Un’altra associazione nata nel 2022 e attiva in tutta Italia è “Vento dell’Est” – fondata da Lorenzo Berti, ex attivista di estrema destra che si è candidato senza successo alle elezioni locali in Toscana nel 2022 – che mira a «contrastare la russofobia e ristabilire tradizionali rapporti di amicizia dopo il miserabile peggioramento degli ultimi tempi». Poco prima di Natale “Vento dell’Est” aveva organizzato un’iniziativa per far dialogare per via telematica gli studenti di una scuola superiore di Aprilia – provincia di Latina – con quelli del liceo Beregovoj di Lugansk, zona occupata dai russi, per uno “scambio culturale” online.
Non è detto che tutte queste operazioni locali, più o meno partecipate, possano influenzare l’opinione pubblica italiana al punto da minare il sostegno del governo italiano a Kyjiv.

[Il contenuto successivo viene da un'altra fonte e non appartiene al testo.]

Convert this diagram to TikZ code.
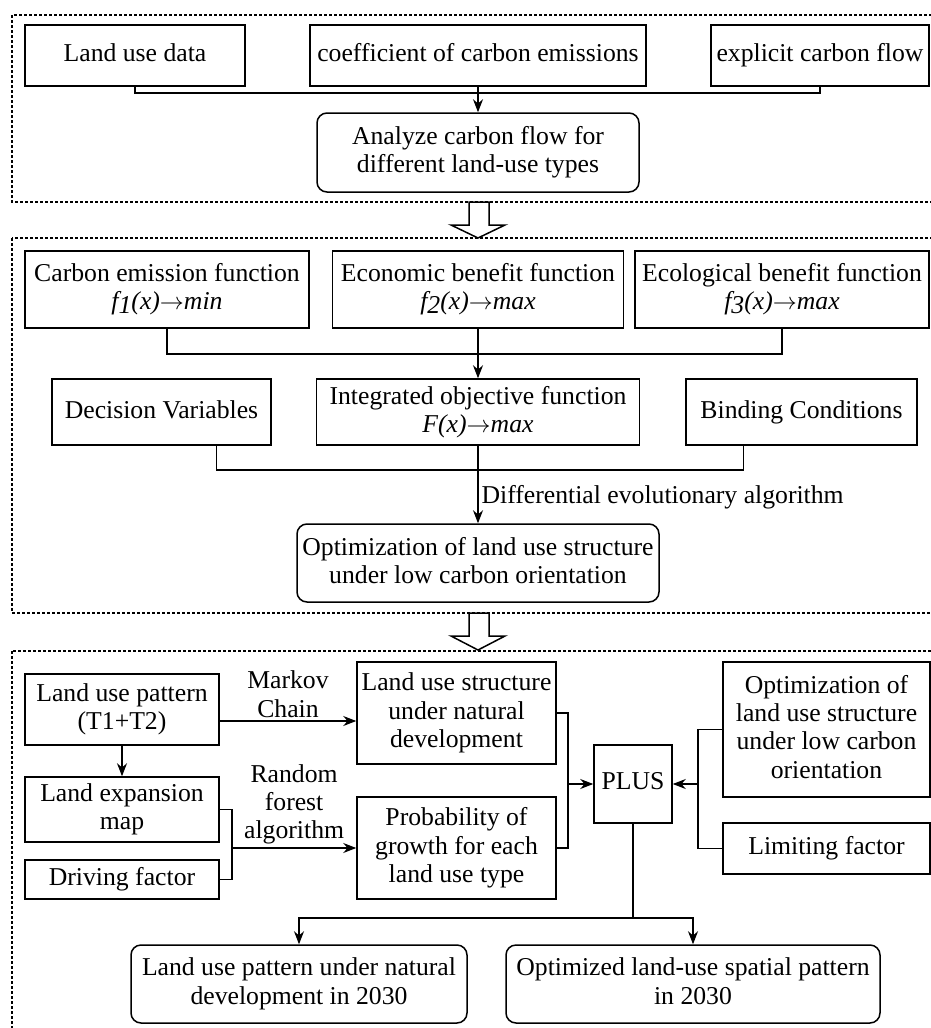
\documentclass[tikz,border=0pt]{standalone}
\usepackage{fontspec}
\setmainfont{Liberation Serif}
\usepackage{tikz}
\usetikzlibrary{arrows.meta,calc}

\tikzset{
  box/.style={draw, line width=0.75pt, fill=white, align=center, inner sep=1pt, font={\fontsize{12.85}{14.2}\selectfont},
    execute at begin node={\vphantom{Ag}}, execute at end node={\vphantom{g}}},
  rbox/.style={box, rounded corners=5pt},
  sect/.style={draw, line width=0.6pt, dash pattern=on 1.5pt off 1pt},
  hollow/.style={draw, line width=0.75pt, fill=white},
  lbl/.style={align=center, inner sep=1.5pt, font={\fontsize{12.85}{14.2}\selectfont}},
}
\newcommand{\fxto}[2]{\textit{#1\raisebox{-.3ex}{#2}(x)}\ensuremath{\rightarrow}}

\begin{document}
\begin{tikzpicture}[x=0.5pt, y=-0.5pt, line width=0.6pt, >={Stealth[length=6.5pt,width=5pt]}]
      \useasboundingbox (0,0) rectangle (931,1028);
      % dashed frames and hollow arrows
      \draw[sect] (12,15) rectangle (940,202);
      \draw[sect] (12,238) rectangle (940,613);
      \draw[sect] (12,651) rectangle (940,1040);
      \draw[hollow] (469,202) -- (469,225) -- (451,225) -- (478,238) -- (505,225) -- (489,225) -- (489,202) -- cycle;
      \draw[hollow] (469,613) -- (469,636) -- (451,636) -- (478,650) -- (505,636) -- (489,636) -- (489,613) -- cycle;

      % part 1
      \node[box, minimum width=110pt, minimum height=30.5pt] (lud) at (135,55.5) {Land use data};
      \node[box, minimum width=168pt, minimum height=30.5pt] (coef) at (478,55.5) {coefficient of carbon emissions};
      \node[box, minimum width=109pt, minimum height=30.5pt] (expl) at (820,55.5) {explicit carbon flow};
      \node[rbox, minimum width=161pt, minimum height=39.5pt] (ana) at (478,152.5) {Analyze carbon flow for\\different land-use types};
      \coordinate (j1) at (478,93);
      \draw (lud.south) |- (j1) -| (expl.south);
      \draw[->] (coef.south) -- (ana.north);

      % part 2
      \node[box, minimum width=142pt, minimum height=38.5pt] (cef) at (167,289.5) {Carbon emission function\\\fxto{f}{1}\textit{min}};
      \node[box, minimum width=145.5pt, minimum height=38.5pt] (ebf) at (478,289.5) {Economic benefit function\\\fxto{f}{2}\textit{max}};
      \node[box, minimum width=147pt, minimum height=38.5pt] (ecobf) at (782,289.5) {Ecological benefit function\\\fxto{f}{3}\textit{max}};
      \node[box, minimum width=109.5pt, minimum height=33pt] (dv) at (161.5,412) {Decision Variables};
      \node[box, minimum width=161.5pt, minimum height=33pt] (iof) at (478,412) {Integrated objective function\\\textit{F(x)}\ensuremath{\rightarrow}\textit{max}};
      \node[box, minimum width=115.5pt, minimum height=33pt] (bc) at (801.5,412) {Binding Conditions};
      \node[rbox, minimum width=181pt, minimum height=39pt] (opt) at (478,563) {Optimization of land use structure\\under low carbon orientation};
      \coordinate (j2) at (478,354);
      \coordinate (j3) at (478,470);
      \draw (cef.south) |- (j2) -| (ecobf.south);
      \draw[->] (ebf.south) -- (iof.north);
      \draw ($(dv.south)!.5!(dv.south east)$) |- (j3) -| ($(bc.south)!.5!(bc.south west)$);
      \draw[->] (iof.south) -- node[lbl, right, pos=.67] {Differential evolutionary algorithm} (opt.north);

      % part 3
      \node[box, minimum width=97pt, minimum height=35.5pt] (lup) at (122,709.5) {Land use pattern\\(T1+T2)};
      \node[box, minimum width=97pt, minimum height=32.5pt] (lem) at (122,809.5) {Land expansion\\map};
      \node[box, minimum width=97pt, minimum height=19.5pt] (dfa) at (122,879.5) {Driving factor};
      \node[box, minimum width=99.5pt, minimum height=51pt] (lus) at (456.5,713) {Land use structure\\under natural\\development};
      \node[box, minimum width=99.5pt, minimum height=51pt] (pgt) at (456.5,848) {Probability of\\growth for each\\land use type};
      \node[box, minimum width=39pt, minimum height=39pt] (plus) at (633,784) {PLUS};
      \node[box, minimum width=103.5pt, minimum height=67.5pt] (ops) at (826.5,729.5) {Optimization of\\land use structure\\under low carbon\\orientation};
      \node[box, minimum width=103.5pt, minimum height=25.5pt] (lim) at (826.5,848.5) {Limiting factor};
      \node[rbox, minimum width=168pt, minimum height=39pt] (bl) at (299,984) {Land use pattern under natural\\development in 2030};
      \node[rbox, minimum width=187pt, minimum height=39pt] (br) at (693,984) {Optimized land-use spatial pattern\\in 2030};
      \coordinate (j4) at (232,848);
      \coordinate (j5) at (568,784);
      \coordinate (j6) at (698,784);
      \coordinate (j7) at (633,918);
      \draw[->] ([yshift=-5.75pt]lup.east) -- node[lbl, above] {Markov\\Chain} ([yshift=-5.75pt]lup.east -| lus.west);
      \draw[->] (lup.south) -- (lem.north);
      \draw (lem.east) -| (j4) |- (dfa.east);
      \draw[->] (j4) -- node[lbl, above] {Random\\forest\\algorithm} (pgt.west);
      \draw (lus.east) -| (j5) |- (pgt.east);
      \draw[->] (j5) -- (plus.west);
      \draw (ops.west) -| (j6) |- (lim.west);
      \draw[->] (j6) -- (plus.east);
      \draw (plus.south) -- (j7);
      \draw[->] (j7) -| (bl.north);
      \draw[->] (j7) -| (br.north);
\end{tikzpicture}
\end{document}
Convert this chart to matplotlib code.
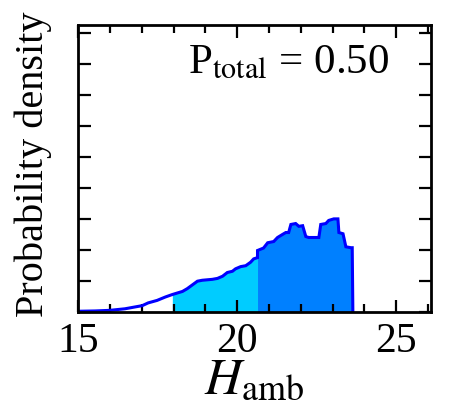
import numpy as np
import matplotlib.pyplot as plt
from matplotlib.ticker import MultipleLocator

# Probability density curve (y in arbitrary units)
h_amb = [15.0, 15.53, 16.0, 16.47, 16.79, 17.01, 17.2, 17.48, 17.74, 17.96,
         18.28, 18.43, 18.59, 18.75, 18.9, 19.22, 19.38, 19.54, 19.69, 19.85,
         19.95, 20.11, 20.27, 20.42, 20.52, 20.64, 20.64, 20.83, 20.96, 21.15,
         21.27, 21.43, 21.53, 21.62, 21.69, 21.84, 21.94, 22.06, 22.16, 22.25,
         22.57, 22.63, 22.79, 22.88, 23.04, 23.17, 23.2, 23.33, 23.42, 23.58,
         23.62, 23.64]
density = [0.02, 0.03, 0.05, 0.1, 0.16, 0.2, 0.29, 0.37, 0.48, 0.56,
           0.66, 0.75, 0.87, 0.99, 1.02, 1.05, 1.08, 1.15, 1.27, 1.31,
           1.39, 1.46, 1.49, 1.6, 1.71, 1.75, 1.98, 2.06, 2.23, 2.27,
           2.4, 2.5, 2.56, 2.56, 2.82, 2.85, 2.76, 2.78, 2.43, 2.4,
           2.4, 2.82, 2.85, 2.95, 3.0, 3.0, 2.56, 2.52, 2.1, 2.07,
           2.07, 0.0]
split_lo = 17.96
split_hi = 20.64
p_total = 0.50

plt.rcParams['font.family'] = ['Liberation Serif', 'DejaVu Serif']
plt.rcParams['mathtext.fontset'] = 'stix'

fig = plt.figure(figsize=(4.63, 4.12), dpi=100)
ax = fig.add_axes([0.169, 0.243, 0.762, 0.696])

x = np.array(h_amb)
y = np.array(density)
ax.fill_between(x, 0, y, where=(x >= split_lo) & (x <= split_hi),
                color='#00CCFF', lw=0)
ax.fill_between(x, 0, y, where=(x >= split_hi), color='#0080FF', lw=0)
ax.plot(x, y, color='#0000FF', lw=2.2, solid_joinstyle='miter')

ax.set_xlim(15, 26.1)
ax.set_ylim(0, 9.25)
ax.xaxis.set_major_locator(MultipleLocator(5))
ax.xaxis.set_minor_locator(MultipleLocator(1))
ax.yaxis.set_major_locator(MultipleLocator(1))
ax.tick_params(axis='both', which='both', direction='in', top=True, right=True)
ax.tick_params(axis='x', which='major', length=9, width=1.6, labelsize=30, pad=8)
ax.tick_params(axis='x', which='minor', length=6, width=1.6)
ax.tick_params(axis='y', which='major', length=9, width=1.6, labelleft=False)
for s in ax.spines.values():
    s.set_linewidth(2)

ax.set_ylabel('Probability density', fontsize=29)
ax.yaxis.set_label_coords(-0.075, 0.515)
ax.set_xlabel(r'$\mathit{H}_{\mathrm{amb}}$', fontsize=37, labelpad=-2)
ax.text(0.31, 0.833, r'P$_{\mathrm{total}}$ = %.2f' % p_total, transform=ax.transAxes,
        fontsize=31)

fig.savefig('out.png', dpi=100)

Ma molti analisti temono che questo assalto propagandistico della Russia possa avere altre ripercussioni, ad esempio sulla delicata questione dell’aumento della spesa per la difesa – che è anche parecchio urgente. «Siamo in un momento critico», ha detto Lia Quartapelle al Financial Times. «Ci sono decisioni di lungo termine che devono essere prese adesso, e l’Italia non le sta prendendo. I nostri arsenali sono vuoti, come quelli del resto d’Europa. Ma mentre alcuni Paesi europei hanno deciso di ordinare più armi e di spendere di più per la difesa l’Italia ancora non si è mossa».
Il rischio è quello di darla vinta alla propaganda del Cremlino che, se pure non riesce a plasmare le menti come vorrebbe, riesce quanto meno a rallentare i rifornimenti militari all’Ucraina, a indebolire il sostegno italiano a Kyjiv, a far credere che la vittoria della Russia sia dietro l’angolo. Ma questa non è uno scenario accettabile, né per l’Ucraina, né per l’Italia, né per l’Europa o l’Occidente.